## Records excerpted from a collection

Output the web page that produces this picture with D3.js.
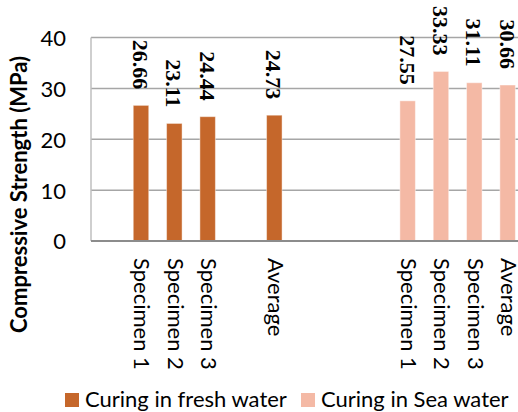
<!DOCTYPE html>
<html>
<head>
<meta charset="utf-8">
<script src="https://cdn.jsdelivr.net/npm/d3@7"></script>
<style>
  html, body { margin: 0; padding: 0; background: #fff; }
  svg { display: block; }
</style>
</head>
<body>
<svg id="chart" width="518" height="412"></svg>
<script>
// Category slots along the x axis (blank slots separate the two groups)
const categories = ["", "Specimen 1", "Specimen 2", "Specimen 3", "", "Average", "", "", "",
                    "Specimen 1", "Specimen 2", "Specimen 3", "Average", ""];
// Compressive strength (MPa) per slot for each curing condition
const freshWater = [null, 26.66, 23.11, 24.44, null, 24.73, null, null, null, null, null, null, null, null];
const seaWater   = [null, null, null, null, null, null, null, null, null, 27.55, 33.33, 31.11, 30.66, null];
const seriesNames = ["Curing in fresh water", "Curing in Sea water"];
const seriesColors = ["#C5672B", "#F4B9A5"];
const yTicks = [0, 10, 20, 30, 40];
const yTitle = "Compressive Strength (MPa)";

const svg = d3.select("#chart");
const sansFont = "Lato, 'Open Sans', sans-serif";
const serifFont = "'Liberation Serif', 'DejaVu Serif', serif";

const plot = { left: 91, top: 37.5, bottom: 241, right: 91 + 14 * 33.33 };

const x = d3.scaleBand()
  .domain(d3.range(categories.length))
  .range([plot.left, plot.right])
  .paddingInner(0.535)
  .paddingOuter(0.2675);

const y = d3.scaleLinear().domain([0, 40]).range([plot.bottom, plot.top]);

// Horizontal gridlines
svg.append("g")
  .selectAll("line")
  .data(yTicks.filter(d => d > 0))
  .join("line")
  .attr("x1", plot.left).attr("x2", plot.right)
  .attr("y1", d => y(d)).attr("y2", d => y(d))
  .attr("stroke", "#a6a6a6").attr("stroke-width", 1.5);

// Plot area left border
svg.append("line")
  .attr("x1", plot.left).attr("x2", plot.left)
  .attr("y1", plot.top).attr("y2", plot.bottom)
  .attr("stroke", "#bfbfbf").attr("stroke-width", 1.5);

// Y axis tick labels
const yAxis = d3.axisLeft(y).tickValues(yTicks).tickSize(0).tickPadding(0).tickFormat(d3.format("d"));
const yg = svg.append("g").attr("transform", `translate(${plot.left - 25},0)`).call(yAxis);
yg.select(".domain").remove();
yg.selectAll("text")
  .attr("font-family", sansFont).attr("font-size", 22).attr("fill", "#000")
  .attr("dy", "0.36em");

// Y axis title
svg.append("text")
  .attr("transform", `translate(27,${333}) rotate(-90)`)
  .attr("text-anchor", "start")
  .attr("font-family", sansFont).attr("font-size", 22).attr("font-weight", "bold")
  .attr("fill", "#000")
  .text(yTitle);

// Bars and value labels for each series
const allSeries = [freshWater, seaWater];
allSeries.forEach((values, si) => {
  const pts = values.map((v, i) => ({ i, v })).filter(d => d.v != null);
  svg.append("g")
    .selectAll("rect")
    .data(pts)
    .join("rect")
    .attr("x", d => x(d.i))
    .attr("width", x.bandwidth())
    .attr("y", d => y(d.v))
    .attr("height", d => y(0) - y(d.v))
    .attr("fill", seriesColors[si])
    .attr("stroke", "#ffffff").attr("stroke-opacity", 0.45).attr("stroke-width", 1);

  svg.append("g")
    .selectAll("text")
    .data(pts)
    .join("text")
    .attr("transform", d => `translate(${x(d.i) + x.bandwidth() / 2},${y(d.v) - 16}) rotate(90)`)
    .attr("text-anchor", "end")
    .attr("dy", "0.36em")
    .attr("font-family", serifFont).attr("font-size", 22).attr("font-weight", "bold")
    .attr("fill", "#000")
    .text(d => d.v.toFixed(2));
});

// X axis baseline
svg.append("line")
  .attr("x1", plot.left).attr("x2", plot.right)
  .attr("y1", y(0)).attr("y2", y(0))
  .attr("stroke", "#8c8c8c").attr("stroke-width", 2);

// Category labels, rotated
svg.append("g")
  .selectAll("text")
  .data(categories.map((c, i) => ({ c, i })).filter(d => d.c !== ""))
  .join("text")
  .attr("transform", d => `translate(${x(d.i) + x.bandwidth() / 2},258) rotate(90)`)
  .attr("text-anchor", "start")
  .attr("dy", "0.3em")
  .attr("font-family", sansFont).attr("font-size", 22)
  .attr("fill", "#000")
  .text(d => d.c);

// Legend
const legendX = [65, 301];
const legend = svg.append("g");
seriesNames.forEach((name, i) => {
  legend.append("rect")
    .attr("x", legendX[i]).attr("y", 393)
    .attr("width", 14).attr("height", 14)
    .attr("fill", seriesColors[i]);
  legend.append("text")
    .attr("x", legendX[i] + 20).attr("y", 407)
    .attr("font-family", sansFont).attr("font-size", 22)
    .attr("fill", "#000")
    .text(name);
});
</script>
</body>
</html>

* * *

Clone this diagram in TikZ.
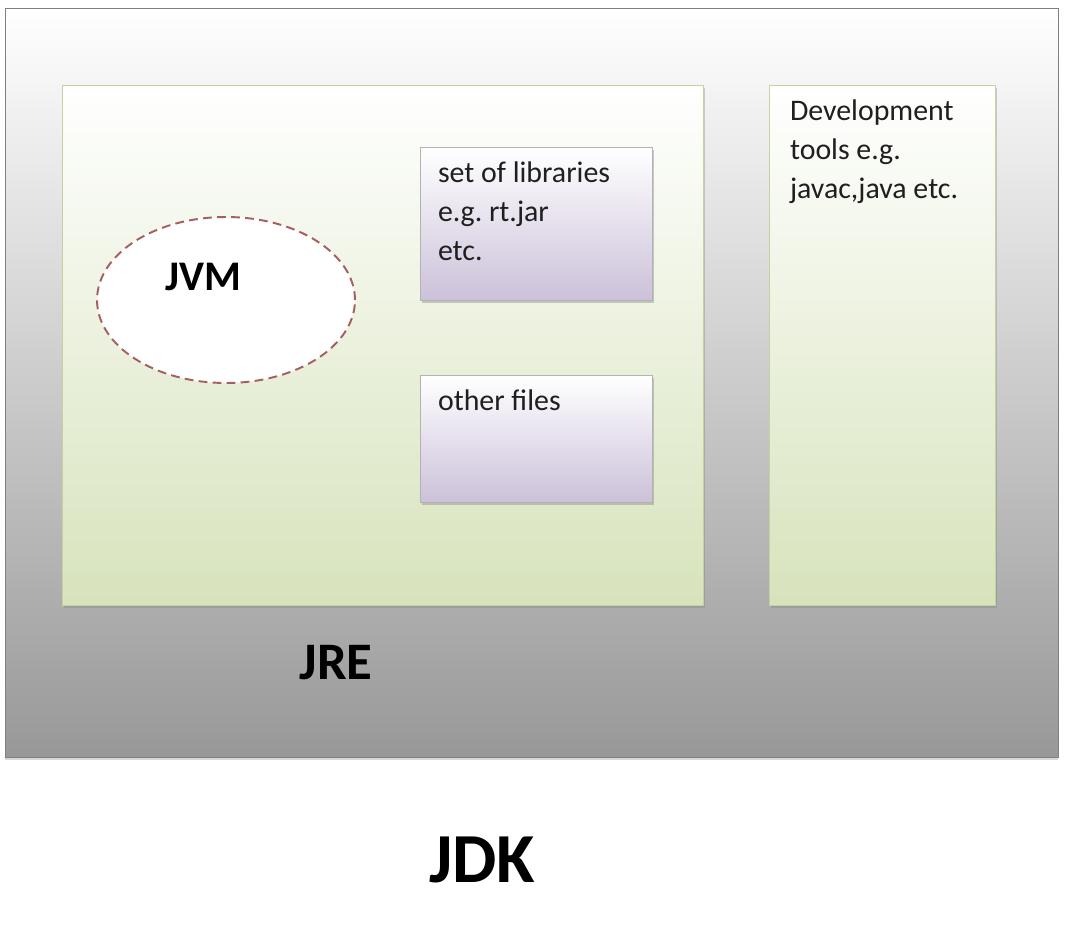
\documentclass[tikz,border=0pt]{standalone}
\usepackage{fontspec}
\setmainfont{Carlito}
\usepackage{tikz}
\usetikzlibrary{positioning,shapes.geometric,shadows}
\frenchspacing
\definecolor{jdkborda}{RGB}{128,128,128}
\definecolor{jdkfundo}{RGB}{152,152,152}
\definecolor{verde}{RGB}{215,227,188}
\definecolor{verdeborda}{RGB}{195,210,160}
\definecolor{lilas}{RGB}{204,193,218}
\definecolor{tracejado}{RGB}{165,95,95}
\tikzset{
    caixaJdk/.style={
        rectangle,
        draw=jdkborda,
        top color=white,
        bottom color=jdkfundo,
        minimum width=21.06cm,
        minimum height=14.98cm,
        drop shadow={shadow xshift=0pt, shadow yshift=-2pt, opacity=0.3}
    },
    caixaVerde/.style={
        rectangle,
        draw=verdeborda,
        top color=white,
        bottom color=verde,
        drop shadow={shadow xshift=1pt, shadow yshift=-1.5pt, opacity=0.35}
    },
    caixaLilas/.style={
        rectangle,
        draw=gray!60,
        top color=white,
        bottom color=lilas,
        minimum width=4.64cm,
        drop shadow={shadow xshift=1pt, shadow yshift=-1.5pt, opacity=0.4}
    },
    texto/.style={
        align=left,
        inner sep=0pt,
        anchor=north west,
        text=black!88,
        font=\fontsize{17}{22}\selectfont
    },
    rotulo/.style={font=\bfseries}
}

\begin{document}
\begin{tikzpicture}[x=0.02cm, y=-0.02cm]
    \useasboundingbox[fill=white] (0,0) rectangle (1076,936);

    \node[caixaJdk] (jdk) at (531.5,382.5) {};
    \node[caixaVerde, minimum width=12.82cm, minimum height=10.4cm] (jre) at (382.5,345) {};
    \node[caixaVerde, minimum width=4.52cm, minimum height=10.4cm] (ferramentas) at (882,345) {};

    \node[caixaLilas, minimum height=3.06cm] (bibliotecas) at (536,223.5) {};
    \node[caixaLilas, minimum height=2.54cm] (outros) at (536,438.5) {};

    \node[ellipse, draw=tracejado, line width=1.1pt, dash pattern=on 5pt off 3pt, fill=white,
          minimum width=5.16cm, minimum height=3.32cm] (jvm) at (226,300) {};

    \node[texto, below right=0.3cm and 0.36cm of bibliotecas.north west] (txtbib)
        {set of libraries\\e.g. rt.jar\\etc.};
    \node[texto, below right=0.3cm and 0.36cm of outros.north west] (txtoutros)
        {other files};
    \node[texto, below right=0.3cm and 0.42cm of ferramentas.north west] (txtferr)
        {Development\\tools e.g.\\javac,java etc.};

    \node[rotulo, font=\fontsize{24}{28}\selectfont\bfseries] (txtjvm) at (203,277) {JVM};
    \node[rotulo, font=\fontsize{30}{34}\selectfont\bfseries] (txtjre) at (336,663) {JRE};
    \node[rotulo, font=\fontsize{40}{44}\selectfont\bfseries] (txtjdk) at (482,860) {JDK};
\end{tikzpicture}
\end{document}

---

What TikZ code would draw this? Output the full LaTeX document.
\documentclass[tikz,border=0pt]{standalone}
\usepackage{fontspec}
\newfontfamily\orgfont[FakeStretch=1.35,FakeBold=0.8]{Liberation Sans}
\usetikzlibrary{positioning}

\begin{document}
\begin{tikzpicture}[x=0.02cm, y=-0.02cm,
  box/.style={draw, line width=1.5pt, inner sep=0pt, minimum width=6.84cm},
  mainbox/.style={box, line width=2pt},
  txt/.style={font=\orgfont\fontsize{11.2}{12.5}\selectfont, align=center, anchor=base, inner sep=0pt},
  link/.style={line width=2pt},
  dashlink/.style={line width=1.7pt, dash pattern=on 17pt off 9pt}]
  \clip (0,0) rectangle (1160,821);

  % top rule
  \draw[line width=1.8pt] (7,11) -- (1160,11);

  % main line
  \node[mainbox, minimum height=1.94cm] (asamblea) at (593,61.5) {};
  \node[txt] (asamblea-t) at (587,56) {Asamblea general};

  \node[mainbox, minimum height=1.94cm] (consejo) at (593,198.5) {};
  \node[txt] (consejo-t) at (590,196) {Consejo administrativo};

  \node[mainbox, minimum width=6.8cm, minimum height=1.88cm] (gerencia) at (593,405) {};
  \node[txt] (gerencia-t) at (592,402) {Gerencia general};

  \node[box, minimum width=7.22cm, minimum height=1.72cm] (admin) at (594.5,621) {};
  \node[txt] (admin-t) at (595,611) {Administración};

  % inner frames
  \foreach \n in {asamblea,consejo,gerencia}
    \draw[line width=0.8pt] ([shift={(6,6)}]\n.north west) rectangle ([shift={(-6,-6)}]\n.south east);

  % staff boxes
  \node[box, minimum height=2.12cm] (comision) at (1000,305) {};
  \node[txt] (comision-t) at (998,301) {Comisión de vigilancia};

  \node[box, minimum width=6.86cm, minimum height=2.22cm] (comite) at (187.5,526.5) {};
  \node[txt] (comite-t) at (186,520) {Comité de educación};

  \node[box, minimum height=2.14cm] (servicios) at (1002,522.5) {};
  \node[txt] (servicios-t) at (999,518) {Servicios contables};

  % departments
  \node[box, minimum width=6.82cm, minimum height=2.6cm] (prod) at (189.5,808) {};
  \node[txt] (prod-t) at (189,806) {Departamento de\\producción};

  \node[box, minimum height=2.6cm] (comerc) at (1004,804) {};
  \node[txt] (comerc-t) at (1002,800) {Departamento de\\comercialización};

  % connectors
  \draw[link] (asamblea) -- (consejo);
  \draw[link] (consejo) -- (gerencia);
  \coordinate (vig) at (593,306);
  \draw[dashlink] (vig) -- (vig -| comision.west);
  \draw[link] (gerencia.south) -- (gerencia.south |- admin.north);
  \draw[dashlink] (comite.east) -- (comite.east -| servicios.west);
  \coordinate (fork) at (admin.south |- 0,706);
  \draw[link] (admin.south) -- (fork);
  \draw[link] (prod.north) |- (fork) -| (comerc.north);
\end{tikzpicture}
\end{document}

## Problem
Give back the exact lines above, running from the one that has "Clone this diagram in TikZ." through the one that has "minimum width=5.16cm, minimum", with nothing added and no pictures.

## Reply
Clone this diagram in TikZ.
\documentclass[tikz,border=0pt]{standalone}
\usepackage{fontspec}
\setmainfont{Carlito}
\usepackage{tikz}
\usetikzlibrary{positioning,shapes.geometric,shadows}
\frenchspacing
\definecolor{jdkborda}{RGB}{128,128,128}
\definecolor{jdkfundo}{RGB}{152,152,152}
\definecolor{verde}{RGB}{215,227,188}
\definecolor{verdeborda}{RGB}{195,210,160}
\definecolor{lilas}{RGB}{204,193,218}
\definecolor{tracejado}{RGB}{165,95,95}
\tikzset{
    caixaJdk/.style={
        rectangle,
        draw=jdkborda,
        top color=white,
        bottom color=jdkfundo,
        minimum width=21.06cm,
        minimum height=14.98cm,
        drop shadow={shadow xshift=0pt, shadow yshift=-2pt, opacity=0.3}
    },
    caixaVerde/.style={
        rectangle,
        draw=verdeborda,
        top color=white,
        bottom color=verde,
        drop shadow={shadow xshift=1pt, shadow yshift=-1.5pt, opacity=0.35}
    },
    caixaLilas/.style={
        rectangle,
        draw=gray!60,
        top color=white,
        bottom color=lilas,
        minimum width=4.64cm,
        drop shadow={shadow xshift=1pt, shadow yshift=-1.5pt, opacity=0.4}
    },
    texto/.style={
        align=left,
        inner sep=0pt,
        anchor=north west,
        text=black!88,
        font=\fontsize{17}{22}\selectfont
    },
    rotulo/.style={font=\bfseries}
}

\begin{document}
\begin{tikzpicture}[x=0.02cm, y=-0.02cm]
    \useasboundingbox[fill=white] (0,0) rectangle (1076,936);

    \node[caixaJdk] (jdk) at (531.5,382.5) {};
    \node[caixaVerde, minimum width=12.82cm, minimum height=10.4cm] (jre) at (382.5,345) {};
    \node[caixaVerde, minimum width=4.52cm, minimum height=10.4cm] (ferramentas) at (882,345) {};

    \node[caixaLilas, minimum height=3.06cm] (bibliotecas) at (536,223.5) {};
    \node[caixaLilas, minimum height=2.54cm] (outros) at (536,438.5) {};

    \node[ellipse, draw=tracejado, line width=1.1pt, dash pattern=on 5pt off 3pt, fill=white,
          minimum width=5.16cm, minimum height=3.32cm] (jvm) at (226,300) {};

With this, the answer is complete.